Multi-document summarization based on atomic semantic events and their temporal relationss
Uddin, Md Mohsin
Lethbridge, Alta. : University of Lethbridge, Dept. of Mathematics and Computer Science
Automatic multi-document summarization (MDS) is the process of extracting the most important information such as events and entities from multiple natural language texts focused on the same topic. We extract all types of semantic atomic information and feed them to a topic model to experiment with their effects on a summary. We design a coherent summarization system by taking into account the sentence relative positions in the original text.

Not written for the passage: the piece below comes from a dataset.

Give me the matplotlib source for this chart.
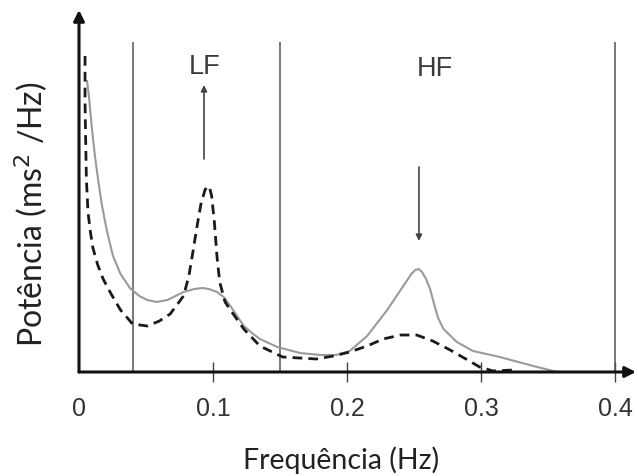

Our generic MDS system has outperformed the best recent multi-document summarization system in DUC 2004 in terms of ROUGE-1 recall and $f_1$-measure. Our query-focused summarization system achieves a statistically similar result to the state-of-the-art unsupervised system for DUC 2007 query-focused MDS task in ROUGE-2 recall measure. Update Summarization is a new form of MDS where novel yet salience sentences are chosen as summary sentences based on the assumption that the user has already read a given set of documents. In this thesis, we present an event based update summarization where the novelty is detected based on the temporal ordering of events and the saliency is ensured by event and entity distribution. To our knowledge, no other study has deeply investigated the effects of the novelty information acquired from the temporal ordering of events (assuming that a sentence contains one or more events) in the domain of update MDS. Our update MDS system has outperformed the state-of-the-art update MDS system in terms of ROUGE-2, and ROUGE-SU4 recall measures. Our MDS systems also generate quality summaries which are manually evaluated based on popular evaluation criteria.
multi-document summarization , events , temporal relations